Brotherhoods are shadow institutions – both a part of and apart from the educational institutions – that do lot of the heavy lifting in upholding the practices and relations that make and remake elites. Brotherhoods are the intermediaries linking implicit (and unregulated) norms to stated goals of the schools. Like a shadow, brotherhoods take the shape of all-boys schools in both purpose and practice. The institutional arrangements of brotherhoods are quite durable, persisting even when changes occur in the schools and particular cohorts of students come and go. And the arrangements of a particular school’s brotherhood connect with arrangements of brotherhoods at other elite all-boys schools. These corresponding arrangements are enduring mechanisms in the production and reproduction of privilege.
These privileged brotherhoods unify the attitudes, values, and traits that together compose what it means to be an elite man. These are the rules that facilitate a sense of belonging. Through these rules, students come to form bonds within, and a collective identity attached to, their brotherhood. But the boundaries that establish who belongs also determine who is excluded. Through these brotherhoods, students come to feel uniquely entitled to act on the privileges that structure their experiences. Left largely unchecked by the norms of the outside world, brotherhoods limit any potential constraints in the enactment of privilege.

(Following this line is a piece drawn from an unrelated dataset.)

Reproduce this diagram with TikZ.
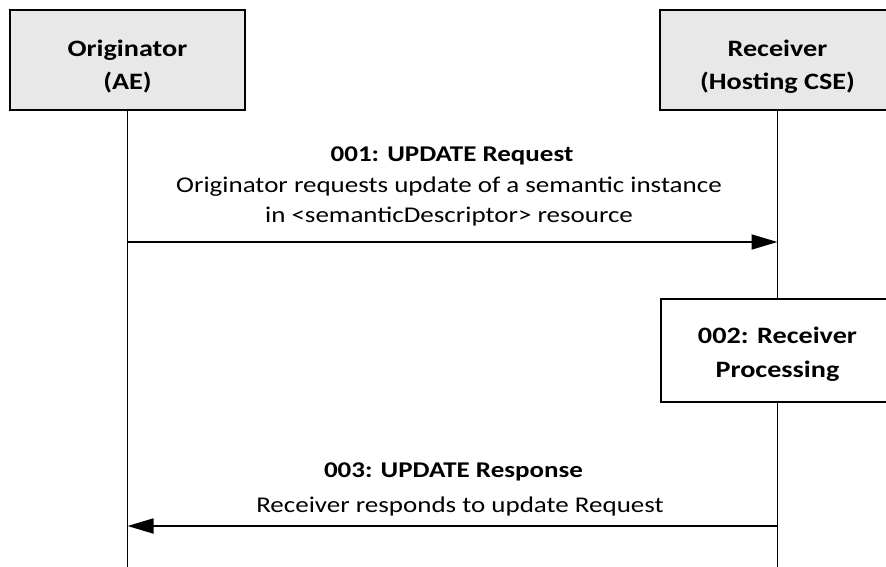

At the same time, practices and relations are regulated in brotherhoods to reinforce and regenerate privilege. Hierarchies are created to regulate what happens within these brotherhoods. These hierarchies foster a competitive agency for students to thrive under the hothouse pressures bearing down on them in these elite spaces. Students come together to circumvent and challenge constraints placed on them by their schools and others outside their brotherhoods. The connections in brotherhoods, however, reach far beyond students’ time on campus. Bonds formed within brotherhoods are lasting and continue to advantage them long after they graduate.
Although more scholarly attention has been directed toward elite schooling in the U.S. over the past decade, there has been little focus on elite all-boys schools. The research reported in this paper addresses this gap. It highlights the distinctive role that these institutions play in making and remaking elites in the United States. (Show less)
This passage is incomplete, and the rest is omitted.